The joint family finances of a man can be considered while determining the quantum of maintenance to be paid to his estranged wife, the Bombay high court has ruled. It gave its order in a case involving a 31-year-old Pune businessman.
Hiking eight-fold the maintenance the businessman, Amar Shejare, must pay his estranged wife Seema and their minor daughter to Rs 20,000 a month from Rs 2,500, a division bench of Justices A M Khanwilkar and Amjad Sayed said, “Considering the lifestyle of the Shejare family, it would necessarily follow that the income of (Amar) was substantial.” The judges added, “(Amar) had substantive income and considering the holdings of the joint family, he is capable of paying the monthly maintenance to the wife and the minor daughter.” The court also directed Amar to pay an additional Rs 10,000 to his wife towards legal costs.
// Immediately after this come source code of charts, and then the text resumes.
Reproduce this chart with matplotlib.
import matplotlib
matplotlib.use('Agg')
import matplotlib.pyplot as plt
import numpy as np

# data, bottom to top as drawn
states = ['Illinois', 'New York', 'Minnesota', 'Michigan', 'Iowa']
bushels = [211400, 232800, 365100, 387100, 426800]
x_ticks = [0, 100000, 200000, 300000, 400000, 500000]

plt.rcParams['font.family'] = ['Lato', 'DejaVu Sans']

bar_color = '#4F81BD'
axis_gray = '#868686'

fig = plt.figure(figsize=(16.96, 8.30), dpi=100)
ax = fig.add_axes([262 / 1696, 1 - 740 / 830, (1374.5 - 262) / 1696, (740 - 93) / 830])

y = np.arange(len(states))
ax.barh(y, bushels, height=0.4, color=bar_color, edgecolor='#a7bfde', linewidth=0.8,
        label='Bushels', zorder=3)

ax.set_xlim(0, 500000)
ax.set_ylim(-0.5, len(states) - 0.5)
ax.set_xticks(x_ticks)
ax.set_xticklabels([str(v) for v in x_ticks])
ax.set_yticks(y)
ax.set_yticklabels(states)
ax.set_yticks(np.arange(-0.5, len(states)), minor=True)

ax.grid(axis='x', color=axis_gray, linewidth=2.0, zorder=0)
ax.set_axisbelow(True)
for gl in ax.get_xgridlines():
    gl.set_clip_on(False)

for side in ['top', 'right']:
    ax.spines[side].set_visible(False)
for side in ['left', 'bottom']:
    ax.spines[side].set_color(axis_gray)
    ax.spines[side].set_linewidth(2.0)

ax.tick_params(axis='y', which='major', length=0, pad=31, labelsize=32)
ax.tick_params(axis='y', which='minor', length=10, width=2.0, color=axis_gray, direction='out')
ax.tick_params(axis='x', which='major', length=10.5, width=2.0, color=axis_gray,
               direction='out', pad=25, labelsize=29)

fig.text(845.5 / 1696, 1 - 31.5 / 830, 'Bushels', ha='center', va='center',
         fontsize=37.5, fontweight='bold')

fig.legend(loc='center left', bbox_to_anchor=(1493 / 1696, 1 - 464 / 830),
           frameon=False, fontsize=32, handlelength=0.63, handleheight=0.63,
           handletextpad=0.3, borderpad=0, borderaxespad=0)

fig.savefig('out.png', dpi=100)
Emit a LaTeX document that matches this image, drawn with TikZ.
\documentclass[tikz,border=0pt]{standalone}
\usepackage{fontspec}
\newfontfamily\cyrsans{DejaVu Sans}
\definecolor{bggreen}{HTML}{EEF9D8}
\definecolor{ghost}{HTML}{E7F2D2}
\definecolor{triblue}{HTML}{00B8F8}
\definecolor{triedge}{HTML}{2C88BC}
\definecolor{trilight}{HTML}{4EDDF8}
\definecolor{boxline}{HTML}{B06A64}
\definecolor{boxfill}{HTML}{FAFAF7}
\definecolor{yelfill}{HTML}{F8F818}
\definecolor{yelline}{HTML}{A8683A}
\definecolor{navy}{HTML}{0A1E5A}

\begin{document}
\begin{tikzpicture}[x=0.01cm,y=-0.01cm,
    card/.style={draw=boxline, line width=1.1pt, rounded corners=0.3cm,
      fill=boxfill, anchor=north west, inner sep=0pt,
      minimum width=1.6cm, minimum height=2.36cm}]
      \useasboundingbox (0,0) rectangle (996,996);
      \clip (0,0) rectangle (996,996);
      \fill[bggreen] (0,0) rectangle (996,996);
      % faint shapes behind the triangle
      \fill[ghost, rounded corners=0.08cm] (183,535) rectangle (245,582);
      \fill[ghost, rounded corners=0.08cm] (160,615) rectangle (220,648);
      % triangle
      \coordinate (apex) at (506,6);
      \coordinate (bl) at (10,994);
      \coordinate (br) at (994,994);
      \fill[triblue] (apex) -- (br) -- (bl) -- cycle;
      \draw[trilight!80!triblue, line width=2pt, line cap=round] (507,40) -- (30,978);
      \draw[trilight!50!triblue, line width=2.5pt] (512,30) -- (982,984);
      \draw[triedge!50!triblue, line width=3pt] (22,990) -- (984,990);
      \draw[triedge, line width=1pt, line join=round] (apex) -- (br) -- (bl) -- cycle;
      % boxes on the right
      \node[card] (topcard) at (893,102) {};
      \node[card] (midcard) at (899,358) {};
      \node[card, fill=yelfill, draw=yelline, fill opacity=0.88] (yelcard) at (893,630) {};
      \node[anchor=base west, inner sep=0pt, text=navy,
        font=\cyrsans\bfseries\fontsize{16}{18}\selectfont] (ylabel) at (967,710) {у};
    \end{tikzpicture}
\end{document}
Amar had contended that the property was owned by his joint Hindu undivided family. “We are conscious of the fact that Shejare is one of the coparceners (joint heir in the family property) and will have only a share in the said income,” the judges said, but pointed out that the family owned considerable property.
Seema (25) had moved the Pune family court in 2003 seeking maintenance for herself and her daughter under the Hindu Adoption and Maintenance Act and Section 125 of the Criminal Procedure Code. The provision of the CrPC allows a woman to avail of maintenance from her husband on grounds of negligence.
In 2005, the family court had asked Amar to shell out Rs 2,500 as monthly maintenance. Seema then moved the high court seeking enhancement of the amount, claiming that the annual income of her in-laws was around Rs 3 crore. She told the court that Amar’s family owned mango orchards spread over 75 acres in Ratnagiri and ran a business of mangoes and food products in Pune, besides owning residential flats in the city.
Amar denied the claims and said his family owned only a 22-acre mango orchard. He also produced his income-tax returns to show that his salary was not very high. The high court, however, asked why he had not filed I-T returns as part of the Hindu undivided family so that he could have refuted his wife’s claims. The judges further observed that even 22 acres of mango orchard would generate ample income.
“The fact remains that the joint Hindu undivided family of which Amar was coparcener has substantial properties,” the judges said, adding that since his daughter was school-going, there would be considerable expenses on her education and maintenance. While directing Amar to pay Rs 20,000 as maintenance for the mother and child, the court said Seema was free to pursue her application before the family court seeking to raise the monthly maintenance amount to Rs 1 lakh.